Saint John was born into a privileged background. It is reported that his grandfather surrendered Damascus to the invading Arabs. This might account for his Arabic family name, “ Mansur”, “the victorious one”, though this does not mean that he was an Arab (A meat vendor in Anglo-Saxon England would have been called ‘Fleshmonger’, but after the Norman conquest he became ‘Butcher’). His father, Sarjun (=Sergius) served the Umayyad caliphs and there are reports, which may not be true, that, as a young man, John led a dissolute life as the scion of a prominent family. Be that as it may, he became a monk at Mar Saba monastery and became a priest in 735, at the age of about 60. He departed this life in 749.
He is, of course, particularly famous, for his defence of the holy icons and he also wrote An Exact Exposition of the Orthodox Faith, which is sometimes criticised for not being ‘original’, though how one can be original with the truth is not immediately apparent. This work is available on the Internet as a free download.
Apart from this, however, he also wrote some of the loveliest poetry in the whole of the hymnography of the Orthodox Church. He is responsible for the Octoechos, the arrangement of the hymns of the Church into eight tones; he wrote at least part of the funeral service, the most beautiful of our services; he wrote, or set to music, the canon to the Mother of God for the Annunciation; many of our most familiar hymns; and, of course, the Easter canon. All in all a most remarkable man, a ‘man for all seasons’.

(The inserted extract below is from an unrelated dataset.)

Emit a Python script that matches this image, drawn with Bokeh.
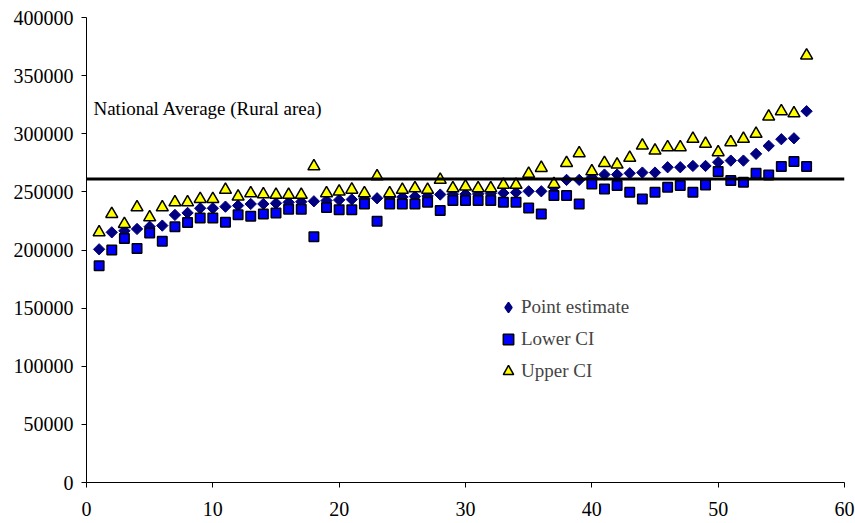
import math
from bokeh.plotting import figure
from bokeh.models import Span, Label, Legend, LegendItem, FixedTicker, BasicTickFormatter
from bokeh.embed import file_html
from bokeh.resources import INLINE

# Area rank (sorted by point estimate)
area = list(range(1, 58))

point_estimate = [200600, 215200, 216500, 218100, 220000, 221000, 230200, 231900, 235900, 235900,
                  237300, 238200, 239600, 239600, 240200, 241000, 241500, 241900, 242500, 243000,
                  243500, 244000, 244500, 245000, 245500, 246000, 246500, 247700, 248000, 248000,
                  248200, 248500, 249000, 249500, 250500, 250500, 254000, 260300, 260300, 262500,
                  264900, 264900, 266000, 266600, 266600, 271200, 271200, 272300, 272300, 275500,
                  276900, 276900, 282700, 289600, 295300, 296100, 319400]

lower_ci = [186500, 200000, 210000, 201200, 214700, 207500, 220100, 223600, 227600, 227600,
            223800, 230400, 229000, 231000, 231900, 235000, 235000, 211500, 236500, 234700,
            234700, 239600, 224700, 239600, 239600, 239600, 241000, 233900, 242500, 242500,
            242500, 242500, 241000, 241000, 236200, 231000, 246800, 246800, 239600, 256800,
            252500, 255400, 249700, 243900, 249600, 253900, 255400, 249600, 256000, 267500,
            259700, 258300, 266000, 264600, 271800, 276100, 271800]

upper_ci = [215200, 231000, 222400, 236700, 228100, 236700, 241000, 241000, 243900, 243900,
            251700, 245900, 248800, 247900, 247400, 247400, 247400, 272000, 248800, 250200,
            251900, 248800, 263400, 248800, 251700, 253100, 251700, 260300, 253100, 254500,
            253100, 253100, 256000, 256000, 265500, 270600, 256800, 274900, 283200, 267700,
            274900, 273500, 279300, 289800, 285500, 288400, 288400, 295600, 291300, 284100,
            292700, 295600, 299900, 314800, 319400, 317600, 367300]

national_average = 261000
national_label = "National Average (Rural area)"

x_ticks = [0, 10, 20, 30, 40, 50, 60]
y_ticks = [0, 50000, 100000, 150000, 200000, 250000, 300000, 350000, 400000]

FONT = "serif"

p = figure(width=855, height=523, x_range=(0, 60), y_range=(0, 400000),
           output_backend="svg", toolbar_location=None,
           min_border_left=86, min_border_right=11, min_border_top=17, min_border_bottom=41)
p.outline_line_color = None
p.grid.visible = False
p.background_fill_color = "white"
p.border_fill_color = "white"

for ax in (p.xaxis[0], p.yaxis[0]):
    ax.axis_line_color = "black"
    ax.axis_line_width = 1
    ax.major_tick_line_color = "black"
    ax.major_tick_out = 5
    ax.major_tick_in = 0
    ax.minor_tick_line_color = None
    ax.major_label_text_font = FONT
    ax.major_label_text_font_size = "20px"
    ax.major_label_text_color = "black"

p.xaxis[0].ticker = FixedTicker(ticks=x_ticks)
p.yaxis[0].ticker = FixedTicker(ticks=y_ticks)
p.yaxis[0].formatter = BasicTickFormatter(use_scientific=False)
p.xaxis[0].major_label_standoff = 14
p.yaxis[0].major_label_standoff = 8

# series drawn in order: estimate, lower bound, upper bound on top
r_pt = p.scatter(area, point_estimate, marker="square", angle=math.pi / 4, size=8,
                 fill_color="#000080", line_color="#000080", line_width=1)
r_lo = p.scatter(area, lower_ci, marker="square", size=9.5, fill_color="#0000FF",
                 line_color="black", line_width=1.5)
r_up = p.scatter(area, upper_ci, marker="triangle", size=12, fill_color="#FFFF00",
                 line_color="black", line_width=1.5)
# legend swatch for the point estimate; its single point lies outside the visible range
r_pt_key = p.scatter([-10], [-10000], marker="diamond", size=13,
                     fill_color="#000080", line_color="#000080", line_width=1.5)

# national average reference line, drawn above the markers
p.add_layout(Span(location=national_average, dimension="width",
                  line_color="black", line_width=3))
p.add_layout(Label(x=0.55, y=321500, text=national_label, text_font=FONT,
                   text_font_size="19px", text_color="black", text_baseline="middle"))

legend = Legend(items=[LegendItem(label="Point estimate", renderers=[r_pt_key]),
                       LegendItem(label="Lower CI", renderers=[r_lo]),
                       LegendItem(label="Upper CI", renderers=[r_up])],
                location=(409, 98), orientation="vertical",
                label_text_font=FONT, label_text_font_size="19px",
                glyph_width=26, glyph_height=26, label_height=26, spacing=6,
                label_standoff=0, padding=0, margin=0,
                border_line_alpha=0, background_fill_alpha=0)
p.add_layout(legend)

open("out.html", "w").write(file_html(p, INLINE))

Saint Barbara was born into a repressive culture of intolerance and brutality. In the same geographical region, Saint John was born into an Islamic culture which was tolerant of Christians and, indeed, appointed them to high positions of trust in the state. How tragic it is that today, this ancient Christian community which gave us saints such as Barbara and John, as well as John Chrysostom, Peter of Damascus and, of course, Isaac of Nineveh should again be threatened by fanaticism and the desire to uproot Christians and expel them from their ancient homeland. May the prayers of our Syrian saints be with all of us.